FIG. 2 is a schematic representation of FIG. 1 with the exception that the optical shutter device is in a hot (photochromically tinting) state, wherein the liquid crystal (202) has “melted” into an isotropic state and does not reflect or otherwise block UV or other radiation. In this configuration, the device transmits incident UV radiation to the photochromic attenuator (203), such that the photochromic attenuator (203) is capable tinting strongly under the influence of direct sunlight or other UV radiation, tinting mildly under the influence of indirect or scattered sunlight or other scattered UV radiation, and remaining transparent when not exposed to UV radiation, e.g. at night or in shadow.

When incorporated into a building's windows, this configuration limits the amount of solar radiation that can enter the building during warm weather, thus reducing the need for air conditioning.

It may be appreciated that other materials and operating principles could be substituted for those of the various exemplary embodiments. For example, the thermally activated gate could be absorptive, diffusive, or diffractive in nature, and could have temperature-dependent optical properties via myriad materials, structures, and devices that are known, or by other thermochromic or thermotropic principles not yet conceived, while still performing the function identified herein, i.e., selectively blocking the wavelengths of light required to trigger the photochromic attenuator.
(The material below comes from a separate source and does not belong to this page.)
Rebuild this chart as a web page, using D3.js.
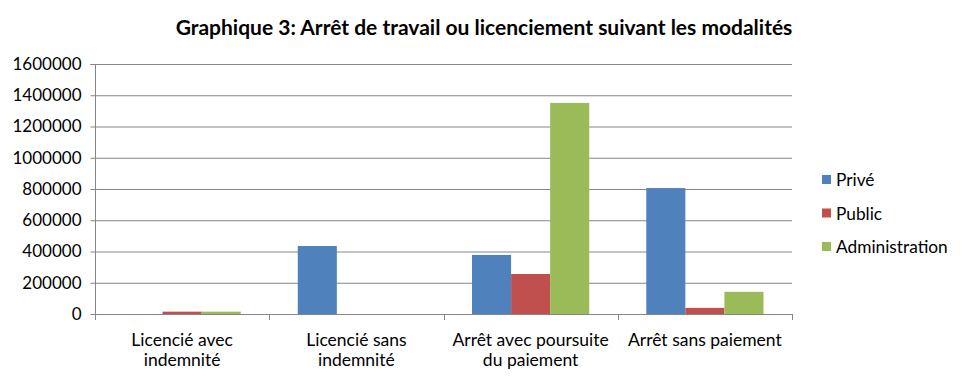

Similarly, the photochromic attenuator could be reflective, diffusive, or diffractive in nature, and could be made using a variety of photochromic or phototropic materials other than azo dyes that are known, or other materials not yet conceived, while still performing the function identified herein, of blocking radiation within a particular range of wavelengths when stimulated by radiation of the same or another range of wavelengths.

In addition, other elements may be added to the defined structure to improve its usefulness for particular applications such as smart window films. For example, a longpass filter could be added to block all UV wavelengths that may not be specifically needed to trigger the photochromic filter, so as to minimize the UV damage to materials in the device stack and thus improve its durability. Further, a low-emissivity film or coating could be added to prevent or limit heat absorbed from the device from radiating into the building interior. Various dyes or color filters may also be added to alter the aesthetic appearance of the device.

The above specification, examples and data provide a description of the structure and use of some exemplary embodiments. Although various embodiments have been described above with a certain degree of particularity, or with reference to one or more individual embodiments, those skilled in the art could make numerous alterations to the disclosed embodiments without departing from the spirit or scope of the invention. Other embodiments are therefore contemplated. All directional references e.g., proximal, distal, upper, lower, inner, outer, upward, downward, left, right, lateral, front, back, top, bottom, above, below, vertical, horizontal, clockwise, and counterclockwise are only used for identification purposes to aid the reader's understanding of the disclosure, and do not create limitations, particularly as to the position, orientation, or use of the technology. Connection references, e.g., attached, coupled, connected, and joined are to be construed broadly and may include intermediate members between a collection of elements and relative movement between elements unless otherwise indicated. As such, connection references do not necessarily imply that two elements are directly connected and in fixed relation to each other. Stated percentages of light transmission, absorption, and reflection shall be interpreted as illustrative only and shall not be taken to be limiting. Changes in detail or structure may be made without departing from the basic elements of the invention as defined in the following claims.

Claims

1. An optical shutter device comprising

an encapsulating material;

a temperature-activated optical gate that transmits one or more trigger wavelengths at high temperatures and blocks the trigger wavelengths at low temperatures, while remaining largely transparent to other wavelengths in both states; and

a photochromic attenuator capable of tinting under the influence of the trigger wavelengths; wherein

in a cold state the device exhibits a high transmission within a given wavelength band; and

in a hot state the device exhibits a low transmission within a given wavelength band when exposed to the trigger wavelengths and a high transmission within the given wavelength band when not exposed to the trigger wavelengths.

2. The device of claim 1, wherein the temperature activated optical gate is a thermotropic Distributed Bragg Reflector.

3. The device of claim 2, wherein the thermotropic Distributed Bragg Reflector incorporates a liquid crystal.

4. The device of claim 1, wherein the photochromic attenuator is a polymer film doped or coated with UV-responsive azo dyes.

5. The device of claim 3, wherein the liquid crystal comprises a short UV-stable cyanobiphenyls and an S8 chiral dopant.

6. The device of claim 5, wherein the liquid crystal is in a composition suitable to provide a cholesteric pitch at the peak activation wavelength for the photochromic attenuator.

7. A method for controlling the flow of light and heat into a building, vehicle, or other structure, comprising:

selectively blocking or transmitting a range of trigger wavelengths based on temperature; and

selectively blocking or transmitting a range of ambient wavelengths based on the flux of transmitted trigger wavelengths.